Essential Role of the Ancillary Ligand in the Color Tuning of Iridium Tetrazolate Complexes

We report on the synthesis and physical chemical characterization of a class of heteroleptic mononuclear cyclometalated bis(phenylpyridine)iridium(III) complexes with tetrazolate chelate ligands, such as the deprotonated form of 2-(1H-tetrazol-5-yl)pyridine (PyTzH), 2-(1H-tetrazol-5-yl)pyrazine (PzTzH), and 5-bromo-2-(1H-tetrazol-5-yl)pyridine (BrPyTzH). The electrochemical and photophysical investigations of the resulting iridium(III) complexes revealed a rather wide span of redox and emission properties as a consequence of the nature of the ancillary tetrazolate ligand. In particular, within a series of the three neutral species, the emission observed changes from the blue-green of the pyridyltetrazolate complex to the red of that containing the pyrazinyltetrazolate ligand. The bromo-containing species, despite it displaying poor photophysical performances, is a synthetically attractive building block for the construction of polymetallic architectures. Moreover, the investigation of the reactivity toward electrophiles of one of the neutral mononuclear complexes, by methylation of the coordinated tetrazolate ligand, has also allowed further tuning of the electronic properties.
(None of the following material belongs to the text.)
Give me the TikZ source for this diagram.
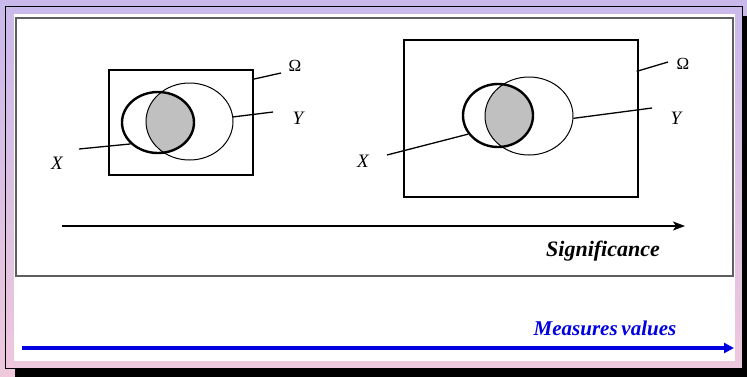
\documentclass[tikz,border=0pt]{standalone}
\usepackage{fontspec}
\setmainfont{Liberation Serif}
\usetikzlibrary{shapes.geometric,arrows.meta,calc}
\definecolor{bgtop}{RGB}{201,185,235}
\definecolor{bgbot}{RGB}{239,200,220}
\definecolor{framegray}{RGB}{95,95,95}
\definecolor{fillgray}{RGB}{192,192,192}
\definecolor{mblue}{RGB}{0,0,225}
\begin{document}
\begin{tikzpicture}[x=1pt,y=-1pt,
  setbox/.style={draw=black,line width=1.3pt,minimum width=#1,inner sep=0pt},
  thinell/.style={ellipse,draw=black,line width=1pt,inner sep=0pt},
  thickell/.style={ellipse,draw=black,line width=2.4pt,inner sep=0pt},
  pointer/.style={draw=black,line width=1.3pt},
  lbl/.style={font=\fontsize{19}{19}\selectfont\itshape,inner sep=0pt},
  omlbl/.style={font=\fontsize{17}{17}\selectfont,inner sep=0pt}]
\useasboundingbox (0,0) rectangle (747,376);
% background gradient
\shade[top color=bgtop,bottom color=bgbot] (0,0) rectangle (747,376);
% drop shadow
\fill[black] (15,16) rectangle (760,390);
% frame
\begin{scope}
\clip (5.5,6) rectangle (742,368);
\shade[top color=bgtop,bottom color=bgbot] (0,0) rectangle (747,376);
\end{scope}
\draw[black,line width=1pt] (5.5,6) rectangle (742,368);
% white panel
\fill[white] (14,14) rectangle (735,361);
% inner box
\node[draw=framegray,line width=1.6pt,minimum width=717pt,minimum height=258pt,inner sep=0pt] (box) at (374.5,147) {};

% ---------- left diagram ----------
\node[setbox=144pt,minimum height=105pt] (r1) at (181,122.5) {};
\begin{scope}
\clip (158,122.5) ellipse [x radius=36pt,y radius=30.5pt];
\fill[fillgray] (189.5,121.5) ellipse [x radius=43.5pt,y radius=38.5pt];
\end{scope}
\node[thinell,minimum width=87pt,minimum height=77pt] (y1) at (189.5,121.5) {};
\node[thickell,minimum width=72pt,minimum height=61pt] (x1) at (158,122.5) {};
\coordinate (o1e) at (281,73);
\coordinate (y1e) at (273,112);
\coordinate (x1e) at (79,149);
\draw[pointer] ($(r1.north east)+(-1,10)$) -- (o1e);
\draw[pointer] (y1.6) -- (y1e);
\draw[pointer] (x1.218) -- (x1e);
\node[omlbl] (om1) at (295,66) {Ω};
\node[lbl] (ly1) at (298,118) {Y};
\node[lbl] (lx1) at (57,163) {X};

% ---------- right diagram ----------
\node[setbox=234pt,minimum height=157pt] (r2) at (521,118.5) {};
\begin{scope}
\clip (498,115.5) ellipse [x radius=35pt,y radius=31.5pt];
\fill[fillgray] (529,116) ellipse [x radius=44pt,y radius=39pt];
\end{scope}
\node[thinell,minimum width=88pt,minimum height=78pt] (y2) at (529,116) {};
\node[thickell,minimum width=70pt,minimum height=63pt] (x2) at (498,115.5) {};
\coordinate (o2e) at (668,62);
\coordinate (y2e) at (652,108);
\coordinate (x2e) at (387,155);
\draw[pointer] ($(r2.north east)+(-2,32)$) -- (o2e);
\draw[pointer] (y2.357) -- (y2e);
\draw[pointer] (x2.212) -- (x2e);
\node[omlbl] (om2) at (683,64) {Ω};
\node[lbl] (ly2) at (676,118) {Y};
\node[lbl] (lx2) at (363,161) {X};

% ---------- significance arrow ----------
\coordinate (s0) at (62,226);
\coordinate (s1) at (685,226);
\draw[black,line width=1.3pt,-{Stealth[length=12pt,width=9pt,inset=3pt]}] (s0) -- (s1);
\node[font=\fontsize{22}{22}\selectfont\bfseries\itshape,inner sep=0pt] (sig) at (603,251) {Significance};

% ---------- measures arrow ----------
\coordinate (m0) at (22,348);
\coordinate (m1) at (734,348);
\draw[mblue,line width=3.2pt,-{Triangle[length=10pt,width=10pt]}] (m0) -- (m1);
\node[text=mblue,font=\fontsize{21}{21}\selectfont\bfseries\itshape,inner sep=0pt] (mv) at (605,328) {Measures\kern-1.5pt\ values};
\end{tikzpicture}
\end{document}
In the latter case, the emission color tuning is also associated with a simple method for the conversion of a neutral species, a potentially triplet emitter for organic light-emitting devices, into the corresponding methylated cation, which might be used as a dopant for light-emitting electrochemical cell type devices or as a marker for biological labeling.

本工作报道了一类含四唑螯合配体的异配单核环金属化双(苯基吡啶)合铱(III)配合物的合成与物理化学表征，所选用的四唑配体包括2-(1H-四唑-5-基)吡啶（PyTzH）、2-(1H-四唑-5-基)吡嗪（PzTzH）以及5-溴-2-(1H-四唑-5-基)吡啶（BrPyTzH）的去质子化形式。对所得到的铱(III)配合物开展的电化学与光物理研究表明，由于辅助四唑配体的结构差异，该系列配合物展现出跨度较广的氧化还原与发光特性。具体而言，在该三种中性配合物的系列中，观测到的发光颜色从吡啶基四唑类配合物的蓝绿色，转变为含吡嗪基四唑配体的配合物的红色。含溴的配合物尽管光物理性能欠佳，但仍是构建多金属结构的极具合成价值的构筑单元。此外，通过对其中一种单核中性配合物的配位四唑配体进行甲基化，研究其亲电反应性的工作，还实现了对配合物电子特性的进一步调控。在后述案例中，发光颜色调控还关联了一种简便的转化方法：将可作为有机发光器件潜在三线态发光体的中性物种，转化为对应的甲基化阳离子。该阳离子可作为发光电化学电池类器件的掺杂剂，或用作生物标记探针。